§ **STORED DATA**
— BEGIN —

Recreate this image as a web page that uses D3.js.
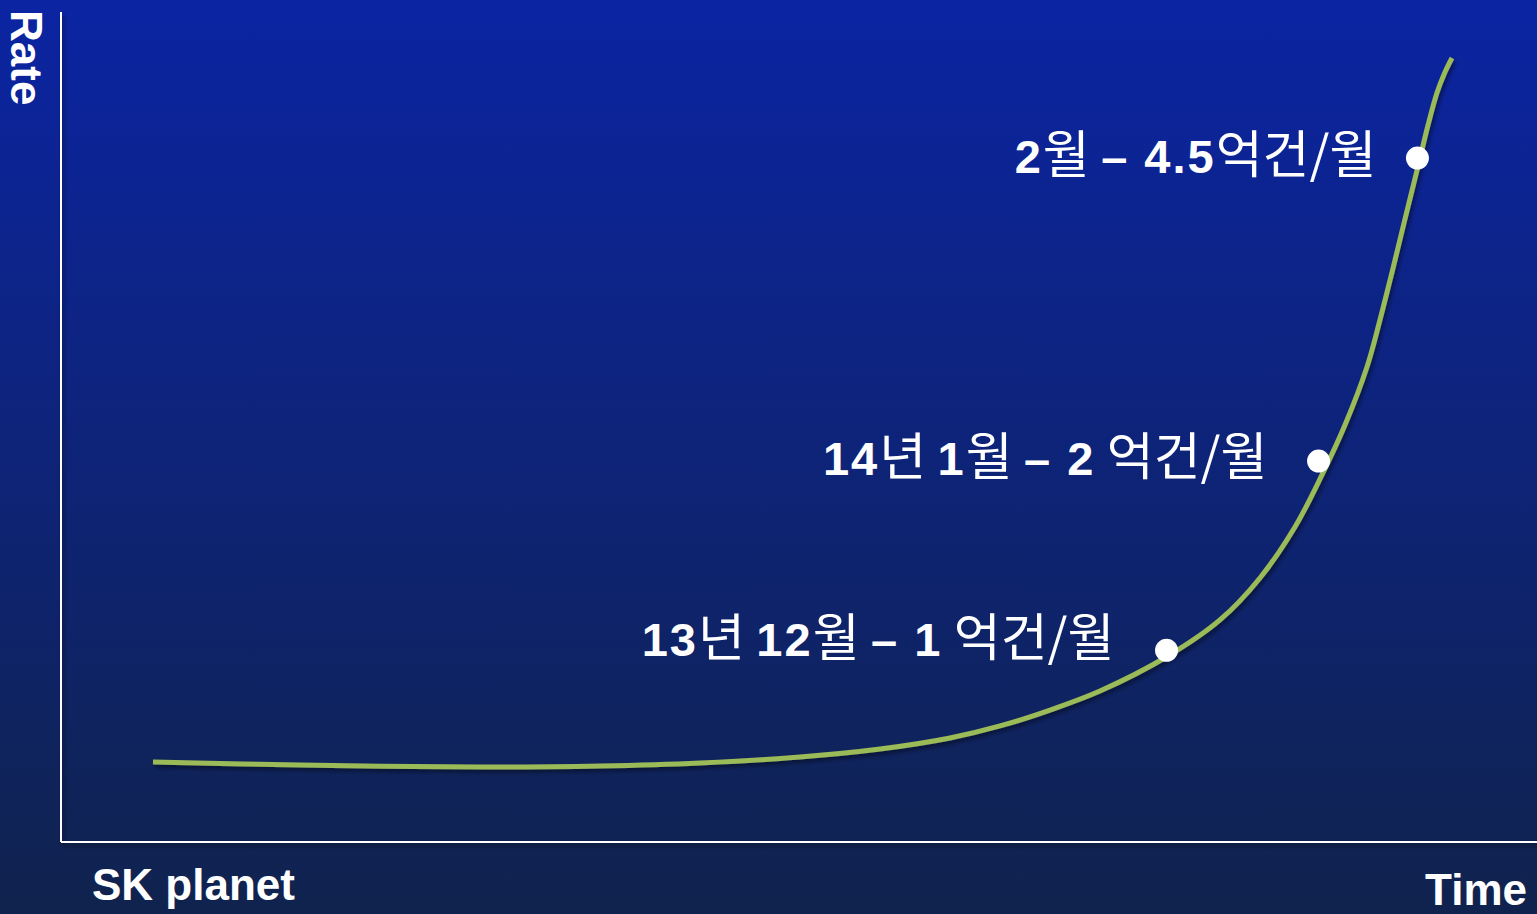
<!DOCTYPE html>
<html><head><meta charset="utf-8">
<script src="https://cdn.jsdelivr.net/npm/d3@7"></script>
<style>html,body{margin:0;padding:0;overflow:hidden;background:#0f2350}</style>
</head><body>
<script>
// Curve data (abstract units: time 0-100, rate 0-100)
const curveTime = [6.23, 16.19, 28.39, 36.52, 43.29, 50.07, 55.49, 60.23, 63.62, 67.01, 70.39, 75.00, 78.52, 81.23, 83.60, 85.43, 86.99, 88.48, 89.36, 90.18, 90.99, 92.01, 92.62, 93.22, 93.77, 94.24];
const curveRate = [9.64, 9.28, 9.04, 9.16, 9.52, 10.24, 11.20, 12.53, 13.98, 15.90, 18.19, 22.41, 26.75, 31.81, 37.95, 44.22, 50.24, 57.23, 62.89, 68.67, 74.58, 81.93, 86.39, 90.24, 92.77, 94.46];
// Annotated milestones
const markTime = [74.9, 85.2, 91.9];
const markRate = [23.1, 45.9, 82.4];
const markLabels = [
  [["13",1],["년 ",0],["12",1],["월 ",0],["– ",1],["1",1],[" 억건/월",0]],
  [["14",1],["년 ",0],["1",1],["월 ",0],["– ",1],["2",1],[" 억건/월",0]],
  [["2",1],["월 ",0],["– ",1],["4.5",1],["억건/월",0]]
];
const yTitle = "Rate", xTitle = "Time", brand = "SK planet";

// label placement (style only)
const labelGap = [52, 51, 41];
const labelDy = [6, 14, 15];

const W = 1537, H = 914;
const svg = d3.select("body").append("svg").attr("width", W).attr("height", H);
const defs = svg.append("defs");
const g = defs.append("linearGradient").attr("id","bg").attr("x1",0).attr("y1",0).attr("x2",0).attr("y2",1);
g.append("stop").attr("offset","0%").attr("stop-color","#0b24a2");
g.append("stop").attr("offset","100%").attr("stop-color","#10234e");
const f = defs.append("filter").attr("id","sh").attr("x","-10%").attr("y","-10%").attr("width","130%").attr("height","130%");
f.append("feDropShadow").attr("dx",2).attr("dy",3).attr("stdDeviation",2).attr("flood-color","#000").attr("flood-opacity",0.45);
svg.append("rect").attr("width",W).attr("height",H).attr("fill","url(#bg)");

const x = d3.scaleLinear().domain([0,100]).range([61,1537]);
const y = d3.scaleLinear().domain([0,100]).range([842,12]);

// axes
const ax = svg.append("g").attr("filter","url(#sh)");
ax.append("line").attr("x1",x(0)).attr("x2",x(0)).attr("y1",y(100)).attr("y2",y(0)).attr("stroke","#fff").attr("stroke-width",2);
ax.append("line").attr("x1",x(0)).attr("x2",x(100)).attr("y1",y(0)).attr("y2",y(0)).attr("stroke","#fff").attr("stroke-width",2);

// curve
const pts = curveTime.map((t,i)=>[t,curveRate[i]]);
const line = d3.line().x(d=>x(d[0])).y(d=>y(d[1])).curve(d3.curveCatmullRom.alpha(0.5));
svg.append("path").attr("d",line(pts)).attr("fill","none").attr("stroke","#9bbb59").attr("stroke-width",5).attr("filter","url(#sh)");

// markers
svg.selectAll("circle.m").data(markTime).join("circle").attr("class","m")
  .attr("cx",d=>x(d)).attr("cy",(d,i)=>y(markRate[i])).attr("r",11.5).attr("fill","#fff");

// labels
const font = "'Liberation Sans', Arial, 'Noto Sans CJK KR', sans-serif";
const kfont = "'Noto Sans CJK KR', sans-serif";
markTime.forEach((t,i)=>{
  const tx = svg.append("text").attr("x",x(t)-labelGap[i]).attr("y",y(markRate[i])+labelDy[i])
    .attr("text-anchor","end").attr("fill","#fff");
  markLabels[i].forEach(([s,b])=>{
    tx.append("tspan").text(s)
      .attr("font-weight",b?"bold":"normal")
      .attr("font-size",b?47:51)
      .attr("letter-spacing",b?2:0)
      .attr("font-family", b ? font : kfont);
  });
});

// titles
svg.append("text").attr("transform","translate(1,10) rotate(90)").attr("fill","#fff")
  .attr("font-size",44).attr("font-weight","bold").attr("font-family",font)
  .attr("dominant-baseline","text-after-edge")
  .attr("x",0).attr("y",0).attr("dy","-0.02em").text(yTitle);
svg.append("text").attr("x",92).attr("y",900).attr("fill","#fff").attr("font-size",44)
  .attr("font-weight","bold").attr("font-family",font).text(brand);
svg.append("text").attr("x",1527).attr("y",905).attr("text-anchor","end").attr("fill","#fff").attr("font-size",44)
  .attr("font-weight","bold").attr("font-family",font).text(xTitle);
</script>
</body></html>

— END —
— BEGIN —

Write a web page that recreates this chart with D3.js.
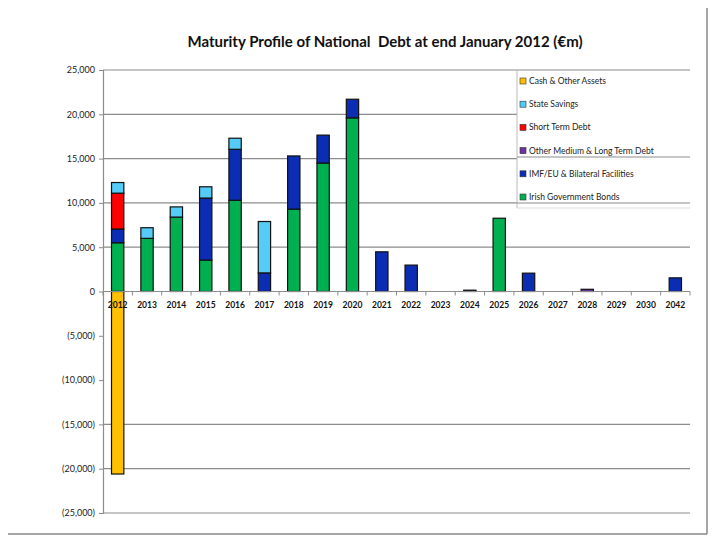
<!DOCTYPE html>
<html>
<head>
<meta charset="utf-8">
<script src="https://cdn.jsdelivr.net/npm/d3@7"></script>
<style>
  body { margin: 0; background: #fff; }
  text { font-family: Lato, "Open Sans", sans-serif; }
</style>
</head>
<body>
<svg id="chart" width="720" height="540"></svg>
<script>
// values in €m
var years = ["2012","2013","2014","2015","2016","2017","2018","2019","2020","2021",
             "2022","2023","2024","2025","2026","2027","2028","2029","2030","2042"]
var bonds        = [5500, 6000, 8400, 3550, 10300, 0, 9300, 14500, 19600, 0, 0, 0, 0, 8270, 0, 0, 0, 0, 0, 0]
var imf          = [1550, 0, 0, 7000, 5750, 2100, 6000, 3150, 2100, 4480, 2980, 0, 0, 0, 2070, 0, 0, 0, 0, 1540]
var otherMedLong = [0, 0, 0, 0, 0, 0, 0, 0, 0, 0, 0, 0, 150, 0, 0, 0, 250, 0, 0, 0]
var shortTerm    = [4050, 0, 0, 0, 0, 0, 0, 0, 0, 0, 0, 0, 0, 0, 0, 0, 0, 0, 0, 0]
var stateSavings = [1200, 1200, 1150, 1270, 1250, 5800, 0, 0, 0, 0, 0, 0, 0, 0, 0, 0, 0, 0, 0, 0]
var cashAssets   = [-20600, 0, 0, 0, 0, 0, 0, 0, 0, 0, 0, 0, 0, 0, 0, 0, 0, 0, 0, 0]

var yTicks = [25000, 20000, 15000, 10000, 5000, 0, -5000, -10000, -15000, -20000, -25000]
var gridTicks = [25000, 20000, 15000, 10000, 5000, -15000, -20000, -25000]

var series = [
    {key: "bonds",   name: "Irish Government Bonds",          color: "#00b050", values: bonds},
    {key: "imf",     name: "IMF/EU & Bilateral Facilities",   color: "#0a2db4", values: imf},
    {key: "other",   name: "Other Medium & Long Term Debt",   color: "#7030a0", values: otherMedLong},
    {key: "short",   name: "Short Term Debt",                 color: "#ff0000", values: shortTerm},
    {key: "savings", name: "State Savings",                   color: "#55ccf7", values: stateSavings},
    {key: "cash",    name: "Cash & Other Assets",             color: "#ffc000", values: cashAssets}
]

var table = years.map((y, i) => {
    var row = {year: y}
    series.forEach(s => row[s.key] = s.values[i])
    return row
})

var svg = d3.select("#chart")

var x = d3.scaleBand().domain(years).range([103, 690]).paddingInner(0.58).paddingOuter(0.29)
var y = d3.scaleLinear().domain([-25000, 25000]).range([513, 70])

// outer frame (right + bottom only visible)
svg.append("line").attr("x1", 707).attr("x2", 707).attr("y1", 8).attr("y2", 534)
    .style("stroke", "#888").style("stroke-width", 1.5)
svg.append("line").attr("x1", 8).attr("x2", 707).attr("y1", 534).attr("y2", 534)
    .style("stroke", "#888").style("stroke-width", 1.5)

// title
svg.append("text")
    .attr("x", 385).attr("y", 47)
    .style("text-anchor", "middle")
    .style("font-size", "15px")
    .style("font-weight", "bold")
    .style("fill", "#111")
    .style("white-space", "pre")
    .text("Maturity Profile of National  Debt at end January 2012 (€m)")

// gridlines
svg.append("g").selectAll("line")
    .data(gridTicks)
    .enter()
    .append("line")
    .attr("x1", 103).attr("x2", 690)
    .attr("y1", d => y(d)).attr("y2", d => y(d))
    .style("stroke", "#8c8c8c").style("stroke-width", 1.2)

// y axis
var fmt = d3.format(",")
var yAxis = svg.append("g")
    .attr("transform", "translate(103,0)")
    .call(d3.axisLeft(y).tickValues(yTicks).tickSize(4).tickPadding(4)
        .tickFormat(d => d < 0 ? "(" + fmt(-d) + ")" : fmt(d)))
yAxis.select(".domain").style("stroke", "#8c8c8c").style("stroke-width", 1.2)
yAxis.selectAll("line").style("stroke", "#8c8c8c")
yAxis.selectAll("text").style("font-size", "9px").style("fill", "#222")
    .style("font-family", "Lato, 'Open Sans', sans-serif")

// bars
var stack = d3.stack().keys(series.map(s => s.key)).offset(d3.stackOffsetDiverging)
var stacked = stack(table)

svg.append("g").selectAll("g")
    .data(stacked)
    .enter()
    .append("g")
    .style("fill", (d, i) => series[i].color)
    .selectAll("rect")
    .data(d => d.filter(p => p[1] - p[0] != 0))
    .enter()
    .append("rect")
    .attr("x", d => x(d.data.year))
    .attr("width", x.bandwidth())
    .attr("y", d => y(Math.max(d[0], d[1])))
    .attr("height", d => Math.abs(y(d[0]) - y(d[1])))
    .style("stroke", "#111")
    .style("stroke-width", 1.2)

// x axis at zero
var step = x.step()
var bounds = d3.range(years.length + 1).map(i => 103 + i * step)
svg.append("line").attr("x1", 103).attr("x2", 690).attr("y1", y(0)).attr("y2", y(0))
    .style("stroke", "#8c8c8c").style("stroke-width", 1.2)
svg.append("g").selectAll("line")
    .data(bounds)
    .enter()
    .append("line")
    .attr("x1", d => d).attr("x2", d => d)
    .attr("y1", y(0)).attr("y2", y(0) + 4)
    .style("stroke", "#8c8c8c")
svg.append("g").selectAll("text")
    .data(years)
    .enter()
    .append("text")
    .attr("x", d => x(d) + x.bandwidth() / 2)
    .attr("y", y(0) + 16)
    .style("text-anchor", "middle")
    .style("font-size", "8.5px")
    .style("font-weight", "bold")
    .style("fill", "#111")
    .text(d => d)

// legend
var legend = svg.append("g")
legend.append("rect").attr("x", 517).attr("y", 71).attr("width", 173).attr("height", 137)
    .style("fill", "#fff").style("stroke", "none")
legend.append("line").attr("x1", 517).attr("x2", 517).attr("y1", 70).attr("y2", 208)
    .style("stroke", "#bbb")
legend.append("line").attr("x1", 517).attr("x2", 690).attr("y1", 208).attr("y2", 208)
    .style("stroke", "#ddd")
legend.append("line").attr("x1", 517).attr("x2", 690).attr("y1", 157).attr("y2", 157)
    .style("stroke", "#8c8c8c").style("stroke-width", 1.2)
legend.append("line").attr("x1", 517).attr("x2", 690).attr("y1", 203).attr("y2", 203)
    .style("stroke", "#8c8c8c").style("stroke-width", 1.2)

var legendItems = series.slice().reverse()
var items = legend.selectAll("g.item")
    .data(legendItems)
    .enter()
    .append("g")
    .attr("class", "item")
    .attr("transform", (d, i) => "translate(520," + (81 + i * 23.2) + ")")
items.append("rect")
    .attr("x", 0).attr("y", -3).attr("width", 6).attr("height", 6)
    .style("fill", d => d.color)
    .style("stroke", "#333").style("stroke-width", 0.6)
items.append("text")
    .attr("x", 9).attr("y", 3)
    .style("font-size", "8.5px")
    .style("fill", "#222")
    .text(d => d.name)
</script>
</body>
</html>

— END —

§ **TASK GOAL**
Check every line of the records above for the string "chart" and say how many contain it, giving the number alone.

§ **CORRECT ANSWER**
3